Friday, May 28, 2021

#148 / Persuading The Body To Regenerate

 

When I saw a New Yorker article titled, "Persuading the Body to Regenerate Its Limbs," I immediately thought about "the "body politic." 
 
As I have revealed in an earlier blog posting, I often find myself "thinking about the government," and "government" is pretty much what that expression, "the body politic," means to me. 
 
Of course, I am a sucker for metaphor and analogy, but I guess I am not alone. As it describes the origin of this "body politic" idea, Wikipedia tells us that analogies have routinely been drawn between the supposed causes of bodily disease and disorder and their equivalents in the political field, "viewed as plagues or infections that might be remedied with purges and nostrums." 
 
Well, instead of "purges and nostrums," pursuing the possibility of an analogy, what about the complete regeneration and revitalization of the impaired branches of our weakened republic, our ailing "body politic?" Let's get up to date! Since modern science, as The New Yorker reports, is developing potential new techniques for ensuring bodily health, perhaps we should be looking for helpful analogies that we might be able to apply to our contemporary politics and government.
 
I do recommend The New Yorker article on its own terms. Written by Matthew Hutson, the article describes the work of biologist Michael Levin, and it is a fascinating story. Levin, who maintains a laboratory at Tufts University, has been able to use electric stimuli to direct cellular growth, allowing for the replacement of severed limbs, and (in a more bizarre experiment) to induce frogs to grow eyes on their stomachs. That last experiment should probably be "cautionary" with respect to any effort to move from the world of biology to the world of politics and government, using techniques analogous to the ones that Levin is researching; nonetheless, there might be some analogies that could work, and that would not result in political monstrosities!
 
Here is a relatively brief excerpt from Hutson's article: 

Our intuitions tell us that it would be bad to be a machine, or a group of machines, but Levin’s work suggests precisely this reality. In his world, we’re robots all the way down. A bioelectrical signal may be able to conjure an eye out of a stomach, but eye-making instructions are contained neither in the cells’ genome nor in the signal. Instead, both collectively and individually, the cells exercise a degree of independence during the construction process.

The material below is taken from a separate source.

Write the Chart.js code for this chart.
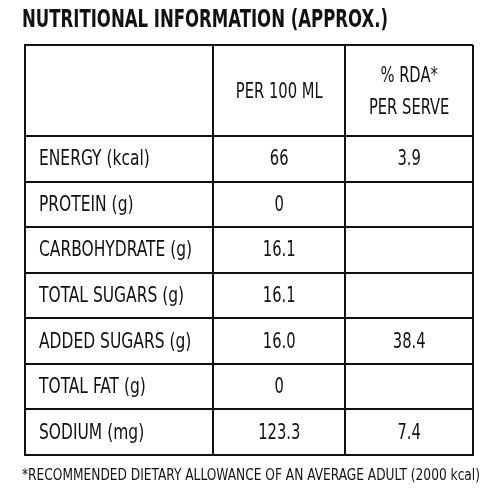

The philosopher Daniel Dennett, who is Levin’s colleague at Tufts, has long argued that we shouldn’t distinguish too sharply between the sovereign, self-determining mind and the brute body. When we spoke, Dennett, who has become one of Levin’s collaborators, was in bed at a Maine hospital, where he was recovering from hip surgery. “I find it very comforting to reflect on the fact that billions of little agents are working 24/7 to restore my muscles, heal my wounds, strengthen my legs,” he said.

In our discussion of Levin’s work, Dennett asked me to imagine playing chess against a computer. He told me that there were a few ways I could look at my opponent. I could regard it as a metal box filled with circuits; I could see it as a piece of software, and inspect its code; and I could relate to it as a player, analyzing its moves. In reality, of course, a chess computer offers more than three levels of explanation. The body allows more still: genetics, biophysics, biochemistry, bioelectricity, biomechanics, anatomy, psychology, and finer gradations in between, all these levels acting together, each playing an integral role. Levin doesn’t claim to understand the entire system, nor does he maintain that bioelectricity is the only important level. It’s just one where he’s found some leverage. He likens revising an organism’s body through bioelectric stimulation to launching software applications. “When you want to switch from Photoshop to Microsoft Word, you don’t get out your soldering iron,” he said.

In modifying the body, Levin is more whisperer than micromanager; he makes suggestions, then lets the cells talk among themselves. “Michael has these brilliant examples of how individual cells communicate with each other,” Dennett said. But the reverse is also true: when communication breaks down, cells can go haywire. Consider cancer, Levin said. It can be created by genetic damage, but also by disruptions in bioelectric voltage. In an experiment reported in 2016, Levin’s team injected cancer-causing mRNA into frog embryos, and found that injected areas first lost their electrical polarity, then developed tumor-like growths. When the researchers counteracted the depolarization, some of the tumors disappeared. In Levin’s terms, the cancer cells had lost the thread of the wider conversation, and begun to reproduce aimlessly, without cooperating with their neighbors. Once communications had been restored, they were able to make good decisions again (emphasis added). 

As I say, I am pretty much a sucker for metaphor and analogy, and this excerpt suggests - by way of analogy - that a healthy body politic depends on individual cells (that's us, folks) and that where we go wrong is losing the ability to converse. Damage occurs when we "lose the thread of a wider conversation." When communication is restored, the body returns to its healthy state, and can even regenerate and recapture what seems to have been totally lost. 
 
At least by way of analogy, that is a pretty hopeful message. Now, all we need is the right kind of "electric jolt," to start the process going!